**SET PROBLEM:**
Drop every picture, then transcribe the remaining data exactly.

○ ○ ○

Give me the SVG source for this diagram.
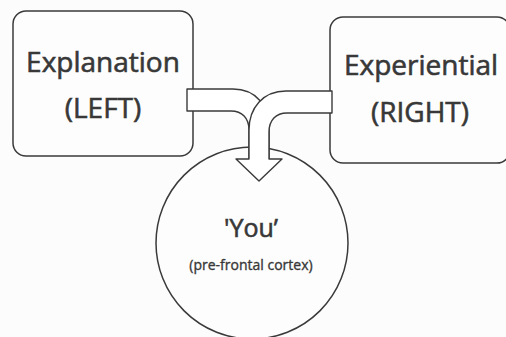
<svg xmlns="http://www.w3.org/2000/svg" width="506" height="337" viewBox="0 0 506 337">
  <style>
    .box { fill: #fdfdfd; stroke: #3a3a3a; stroke-width: 1.5; }
    .flow { fill: #ffffff; stroke: #3a3a3a; stroke-width: 1.4; stroke-linejoin: round; }
    text { font-family: "Open Sans", Lato, sans-serif; fill: #383838; stroke: #383838; stroke-width: 0.6; text-anchor: middle; }
    .big { font-size: 28px; }
    .mid { font-size: 25px; }
    .small { font-size: 14px; stroke-width: 0.35; }
  </style>
  <rect width="506" height="337" fill="#fcfcfc"/>

  <g id="left-node">
    <rect class="box" x="13" y="11" width="180" height="145" rx="13"/>
    <text class="big" x="103" y="72">Explanation</text>
    <text class="big" x="103" y="118">(LEFT)</text>
  </g>

  <g id="right-node">
    <rect class="box" x="330" y="17" width="180" height="146" rx="13"/>
    <text class="big" x="421" y="75">Experiential</text>
    <text class="big" x="420" y="122">(RIGHT)</text>
  </g>

  <g id="you-node">
    <circle class="box" cx="252" cy="243" r="96"/>
    <text class="mid" x="251" y="237">'You’</text>
    <text class="small" x="251" y="270">(pre-frontal cortex)</text>
  </g>

  <g id="connectors">
    <!-- band leaving the left box, bending down into the stem -->
    <path class="flow" d="M187 89 H233 C256 89 269 106 269 128 V160 H249 V130 C249 118 242 111 231 111 H187 Z"/>
    <!-- band leaving the right box, crossing over and ending in the arrowhead -->
    <path class="flow" d="M332 91 H286 C263 91 249 108 249 130 V159 H236 L259 181 L282 159 H269 V132 C269 120 276 113 287 113 H332 Z"/>
  </g>
</svg>
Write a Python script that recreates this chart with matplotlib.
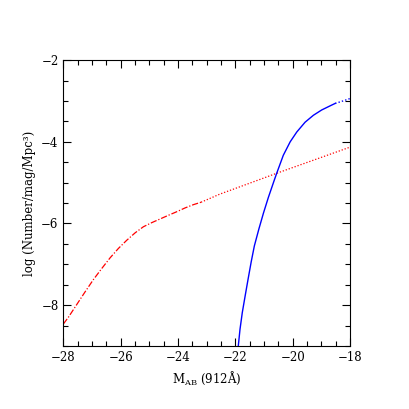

○ ○ ○

**IN RESPONSE:**
Give me the SVG source for this diagram.
<svg xmlns="http://www.w3.org/2000/svg" width="506" height="337" viewBox="0 0 506 337">
  <style>
    .box { fill: #fdfdfd; stroke: #3a3a3a; stroke-width: 1.5; }
    .flow { fill: #ffffff; stroke: #3a3a3a; stroke-width: 1.4; stroke-linejoin: round; }
    text { font-family: "Open Sans", Lato, sans-serif; fill: #383838; stroke: #383838; stroke-width: 0.6; text-anchor: middle; }
    .big { font-size: 28px; }
    .mid { font-size: 25px; }
    .small { font-size: 14px; stroke-width: 0.35; }
  </style>
  <rect width="506" height="337" fill="#fcfcfc"/>

  <g id="left-node">
    <rect class="box" x="13" y="11" width="180" height="145" rx="13"/>
    <text class="big" x="103" y="72">Explanation</text>
    <text class="big" x="103" y="118">(LEFT)</text>
  </g>

  <g id="right-node">
    <rect class="box" x="330" y="17" width="180" height="146" rx="13"/>
    <text class="big" x="421" y="75">Experiential</text>
    <text class="big" x="420" y="122">(RIGHT)</text>
  </g>

  <g id="you-node">
    <circle class="box" cx="252" cy="243" r="96"/>
    <text class="mid" x="251" y="237">'You’</text>
    <text class="small" x="251" y="270">(pre-frontal cortex)</text>
  </g>

  <g id="connectors">
    <!-- band leaving the left box, bending down into the stem -->
    <path class="flow" d="M187 89 H233 C256 89 269 106 269 128 V160 H249 V130 C249 118 242 111 231 111 H187 Z"/>
    <!-- band leaving the right box, crossing over and ending in the arrowhead -->
    <path class="flow" d="M332 91 H286 C263 91 249 108 249 130 V159 H236 L259 181 L282 159 H269 V132 C269 120 276 113 287 113 H332 Z"/>
  </g>
</svg>
Write a Python script that recreates this chart with matplotlib.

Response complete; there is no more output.